Since Beijing passed its draconian national security law on June 30, 2020, its assault on Hong Kong’s freedoms has been alarming and rapid. The most recent abuse is the forced closure of the pro‐​democracy newspaper Apple Daily—whose publisher, Jimmy Lai, was convicted and imprisoned along with other leaders of the democracy movement under the new security law—and the arrest of newspaper’s top editors and executives.

Prominent democracy activists Alex Chow and Samuel Chu of the Hong Kong Democracy Council joined Cato’s Doug Bandow and me to discuss the city’s loss of freedom, its prospects, and strategies that pro‐​freedom advocates and liberal democracies should adopt in the face of Hong Kong’s crackdown. See the video discussion below.

I highlight a few snippets here.

Alex Chow: “In the next few weeks or months, people are expecting more than a hundred democratically elected district councilors will be disqualified.”

“Folks are also expecting that other independent media will be shut down soon.”

Samuel Chu: “When we founded Hong Kong Democracy Council in Washington, D.C. two years ago, I think in the back of our minds we had anticipated that at some point during this movement that folks in Hong Kong would not be able to freely speak out or travel overseas to make the case for democracy and human rights in Hong Kong. I think that many of us didn’t expect that it would happen in under two years.”

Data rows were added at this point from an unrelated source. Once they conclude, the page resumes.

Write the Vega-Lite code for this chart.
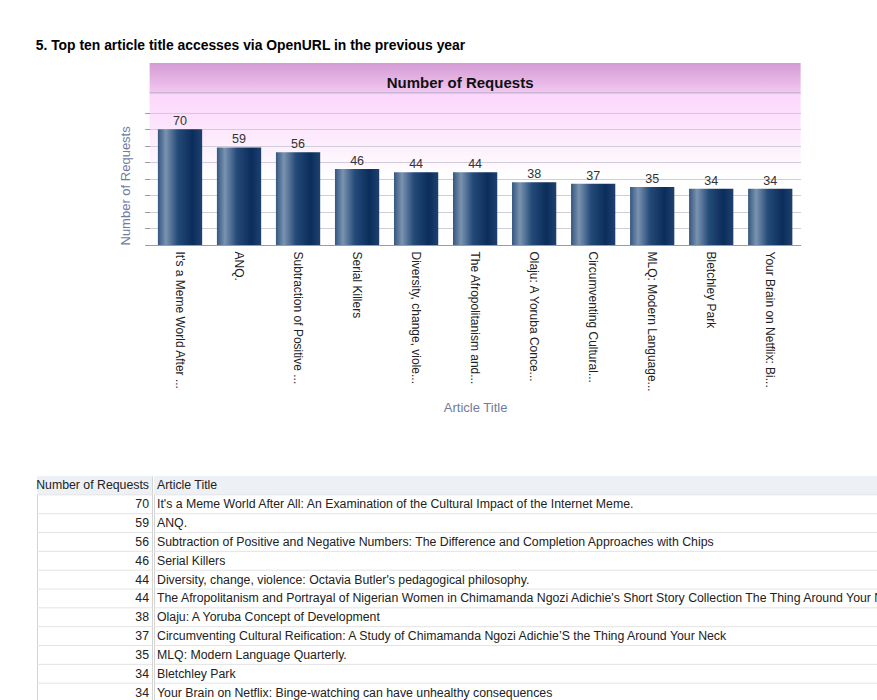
{
  "$schema": "https://vega.github.io/schema/vega-lite/v6.json",
  "background": "white",
  "padding": {"left": 35, "top": 39, "right": 0, "bottom": 0},
  "title": {"text": "5. Top ten article title accesses via OpenURL in the previous year", "anchor": "start", "fontSize": 13.9, "font": "Liberation Sans", "fontWeight": "bold", "color": "#000000", "offset": 10},
  "datasets": {
    "articles": [
      {"rank": 1, "requests": 70, "label": "It's a Meme World After ...", "title": "It's a Meme World After All: An Examination of the Cultural Impact of the Internet Meme."},
      {"rank": 2, "requests": 59, "label": "ANQ.", "title": "ANQ."},
      {"rank": 3, "requests": 56, "label": "Subtraction of Positive ...", "title": "Subtraction of Positive and Negative Numbers: The Difference and Completion Approaches with Chips"},
      {"rank": 4, "requests": 46, "label": "Serial Killers", "title": "Serial Killers"},
      {"rank": 5, "requests": 44, "label": "Diversity, change, viole...", "title": "Diversity, change, violence: Octavia Butler's pedagogical philosophy."},
      {"rank": 6, "requests": 44, "label": "The Afropolitanism and...", "title": "The Afropolitanism and Portrayal of Nigerian Women in Chimamanda Ngozi Adichie's Short Story Collection The Thing Around Your Neck"},
      {"rank": 7, "requests": 38, "label": "Olaju: A Yoruba Conce...", "title": "Olaju: A Yoruba Concept of Development"},
      {"rank": 8, "requests": 37, "label": "Circumventing Cultural...", "title": "Circumventing Cultural Reification: A Study of Chimamanda Ngozi Adichie’S the Thing Around Your Neck"},
      {"rank": 9, "requests": 35, "label": "MLQ: Modern Language...", "title": "MLQ: Modern Language Quarterly."},
      {"rank": 10, "requests": 34, "label": "Bletchley Park", "title": "Bletchley Park"},
      {"rank": 11, "requests": 34, "label": "Your Brain on Netflix: Bi...", "title": "Your Brain on Netflix: Binge-watching can have unhealthy consequences"}
    ],
    "header": [{"rank": 0}]
  },
  "center": true,
  "spacing": 60,
  "vconcat": [
    {
      "width": 651,
      "height": 182,
      "view": {"stroke": null, "fill": {"gradient": "linear", "x1": 0, "y1": 0, "x2": 0, "y2": 1, "stops": [
            {"offset": 0, "color": "#d49bd4"},
            {"offset": 0.16, "color": "#f2c6f1"},
            {"offset": 0.17, "color": "#fcd6fc"},
            {"offset": 0.45, "color": "#fdeefd"},
            {"offset": 0.62, "color": "#ffffff"},
            {"offset": 1, "color": "#ffffff"}
          ]}},
      "title": {"text": "Number of Requests", "offset": -28, "dx": -15, "fontSize": 15, "font": "Liberation Sans", "fontWeight": "bold", "color": "#111111", "anchor": "middle"},
      "layer": [
        {
          "data": {"name": "header"},
          "mark": {"type": "rule", "color": "#c7b7d2", "strokeWidth": 1.5},
          "encoding": {"y": {"datum": 92, "type": "quantitative"}}
        },
        {
          "data": {"name": "articles"},
          "mark": {"type": "bar", "color": {"gradient": "linear", "x1": 0, "y1": 0, "x2": 1, "y2": 0, "stops": [
            {"offset": 0, "color": "#34577f"},
            {"offset": 0.18, "color": "#7a93b0"},
            {"offset": 0.45, "color": "#244a78"},
            {"offset": 0.78, "color": "#0b2d5c"},
            {"offset": 1, "color": "#1f4170"}
          ]}},
          "encoding": {
            "x": {"field": "label", "type": "nominal", "sort": null,
              "scale": {"paddingInner": 0.25, "paddingOuter": 0.14},
              "axis": {"labelAngle": 90, "labelAlign": "left", "labelBaseline": "middle", "labelFontSize": 12, "labelColor": "#222222", "labelPadding": 6, "labelLimit": 0, "ticks": false, "domainColor": "#9a9aaa", "title": "Article Title", "titleFontSize": 13, "titleColor": "#6f7ba0", "titleFontWeight": "normal", "titlePadding": 10}},
            "y": {"field": "requests", "type": "quantitative",
              "scale": {"domain": [0, 110], "nice": false},
              "axis": {"values": [0, 10, 20, 30, 40, 50, 60, 70, 80], "tickCount": 20, "labels": false, "domain": false, "ticks": true, "tickSize": 5, "tickColor": "#9a9aa4", "grid": true, "gridColor": "#d2ccd9", "gridWidth": 1, "title": "Number of Requests", "titleFontSize": 13, "titleFontWeight": "normal", "titleColor": "#6f7ba0", "titlePadding": 12, "titleAnchor": "start"}}
          }
        },
        {
          "data": {"name": "articles"},
          "mark": {"type": "text", "baseline": "bottom", "dy": -1, "fontSize": 12.5, "color": "#333333"},
          "encoding": {
            "x": {"field": "label", "type": "nominal", "sort": null},
            "y": {"field": "requests", "type": "quantitative"},
            "text": {"field": "requests", "type": "quantitative"}
          }
        }
      ]
    },
    {
      "spacing": 0,
      "hconcat": [
        {
          "width": 115,
          "height": 226,
          "view": {"stroke": "#d4d4d4"},
          "layer": [
            {
              "data": {"name": "header"},
              "mark": {"type": "rect", "color": "#edf1f6"},
              "encoding": {"y": {"field": "rank", "type": "ordinal", "scale": {"domain": [0,1,2,3,4,5,6,7,8,9,10,11], "paddingInner": 0, "paddingOuter": 0}, "axis": null}}
            },
            {
              "data": {"name": "articles"},
              "mark": {"type": "rule", "color": "#e3e3e3"},
              "encoding": {"y": {"field": "rank", "type": "ordinal", "bandPosition": 0}}
            },
            {
              "data": {"name": "header"},
              "mark": {"type": "text", "align": "right", "baseline": "middle", "dx": -3, "fontSize": 12.3, "color": "#222222"},
              "encoding": {
                "x": {"datum": 1, "type": "quantitative", "scale": {"domain": [0, 1]}, "axis": null},
                "y": {"field": "rank", "type": "ordinal"},
                "text": {"value": "Number of Requests"}
              }
            },
            {
              "data": {"name": "articles"},
              "mark": {"type": "text", "align": "right", "baseline": "middle", "dx": -3, "fontSize": 12.3, "color": "#222222"},
              "encoding": {
                "x": {"datum": 1, "type": "quantitative"},
                "y": {"field": "rank", "type": "ordinal"},
                "text": {"field": "requests", "type": "quantitative"}
              }
            }
          ]
        },
        {
          "width": 759,
          "height": 226,
          "view": {"stroke": "#d4d4d4"},
          "layer": [
            {
              "data": {"name": "header"},
              "mark": {"type": "rect", "color": "#edf1f6"},
              "encoding": {"y": {"field": "rank", "type": "ordinal", "scale": {"domain": [0,1,2,3,4,5,6,7,8,9,10,11], "paddingInner": 0, "paddingOuter": 0}, "axis": null}}
            },
            {
              "data": {"name": "articles"},
              "mark": {"type": "rule", "color": "#e3e3e3"},
              "encoding": {"y": {"field": "rank", "type": "ordinal", "bandPosition": 0}}
            },
            {
              "data": {"name": "header"},
              "mark": {"type": "text", "align": "left", "baseline": "middle", "dx": 3, "fontSize": 12.3, "color": "#222222"},
              "encoding": {
                "x": {"datum": 0, "type": "quantitative", "scale": {"domain": [0, 1]}, "axis": null},
                "y": {"field": "rank", "type": "ordinal"},
                "text": {"value": "Article Title"}
              }
            },
            {
              "data": {"name": "articles"},
              "mark": {"type": "text", "align": "left", "baseline": "middle", "dx": 3, "fontSize": 12.3, "color": "#222222", "clip": true},
              "encoding": {
                "x": {"datum": 0, "type": "quantitative"},
                "y": {"field": "rank", "type": "ordinal"},
                "text": {"field": "title", "type": "nominal"}
              }
            }
          ]
        }
      ]
    }
  ],
  "config": {
    "font": "Liberation Sans",
    "view": {"stroke": null}
  }
}
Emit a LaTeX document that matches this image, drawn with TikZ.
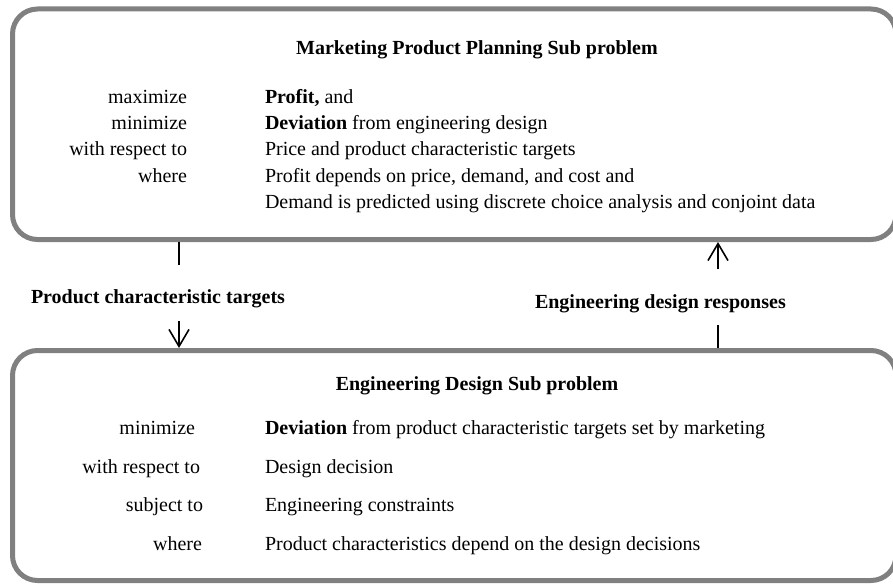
\documentclass[tikz,border=0pt]{standalone}
\usepackage{fontspec}
\setmainfont{Liberation Serif}
\usetikzlibrary{arrows.meta}
\begin{document}
\begin{tikzpicture}[x=1pt,y=-1pt,
  panel/.style={draw=black!50, line width=5pt, rounded corners=25pt, outer sep=0pt, inner sep=0pt, anchor=north west},
  txt/.style={font=\fontsize{20}{24}\selectfont, inner sep=0pt, outer sep=0pt, text=black},
  lab/.style={txt, anchor=base east},
  val/.style={txt, anchor=base west},
  ttl/.style={txt, font=\fontsize{20}{24}\selectfont\bfseries, anchor=base},
  conn/.style={line width=1.6pt, black},
  arr/.style={conn, -{Straight Barb[length=17pt, width=20pt, line width=1.6pt]}}
]
\useasboundingbox (0,0) rectangle (893,583);
% boxes
\node[panel, minimum width=883.5pt, minimum height=230.5pt] (mkt) at (12.5,9) {};
\node[panel, minimum width=883.5pt, minimum height=230pt] (eng) at (12.5,350.5) {};
% top box text
\node[ttl] (t1) at (477,55) {Marketing Product Planning Sub problem};
\node[lab] (l1) at (187,103) {maximize};
\node[lab] (l2) at (187,129.3) {minimize};
\node[lab] (l3) at (187,155.6) {with respect to};
\node[lab] (l4) at (187,182) {where};
\node[val] (v1) at (265,103) {\textbf{Profit,} and};
\node[val] (v2) at (265,129.3) {\textbf{Deviation} from engineering design};
\node[val] (v3) at (265,155.6) {Price and product characteristic targets};
\node[val] (v4) at (265,182) {Profit depends on price, demand, and cost and};
\node[val] (v5) at (265,208.3) {Demand is predicted using discrete choice analysis and conjoint data};
% bottom box text
\node[ttl] (t2) at (477,390.6) {Engineering Design Sub problem};
\node[lab] (m1) at (195,434.5) {minimize};
\node[lab] (m2) at (200,473) {with respect to};
\node[lab] (m3) at (203,511.5) {subject to};
\node[lab] (m4) at (202,550) {where};
\node[val] (w1) at (265,434.5) {\textbf{Deviation} from product characteristic targets set by marketing};
\node[val] (w2) at (265,473) {Design decision};
\node[val] (w3) at (265,511.5) {Engineering constraints};
\node[val] (w4) at (265,550) {Product characteristics depend on the design decisions};
% connector labels
\node[txt, font=\fontsize{20}{24}\selectfont\bfseries, anchor=base west] (pct) at (31,303) {Product characteristic targets};
\node[txt, font=\fontsize{20}{24}\selectfont\bfseries, anchor=base west] (edr) at (535,308) {Engineering design responses};
% connectors
\coordinate (a1) at (179,265);
\coordinate (a2) at (179,321);
\coordinate (b1) at (718,269);
\coordinate (b2) at (718,325);
\draw[conn] ([yshift=-2.5pt]mkt.south -| a1) -- (a1);
\draw[arr] (a2) -- ([yshift=2.5pt]eng.north -| a2);
\draw[arr] (b1) -- ([yshift=-2.5pt]mkt.south -| b1);
\draw[conn] ([yshift=2.5pt]eng.north -| b2) -- (b2);
\end{tikzpicture}
\end{document}
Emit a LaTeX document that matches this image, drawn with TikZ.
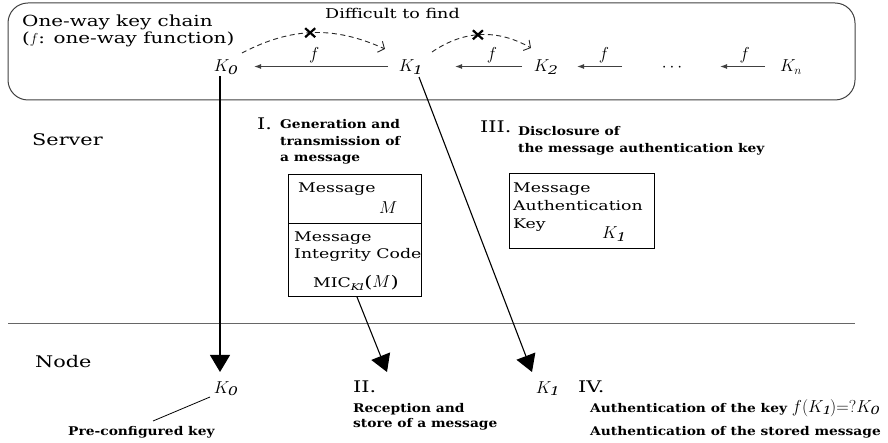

“Just a month after [the security law’s] implementation, I became the first U.S. citizen to be issued an arrest warrant by the Hong Kong authorities under the national security law for essentially lobbying and petitioning my own U.S. government as a U.S. citizen. That is how far‐​reaching the tactics and the strategies” are of the Chinese Communist Party and the Hong Kong government.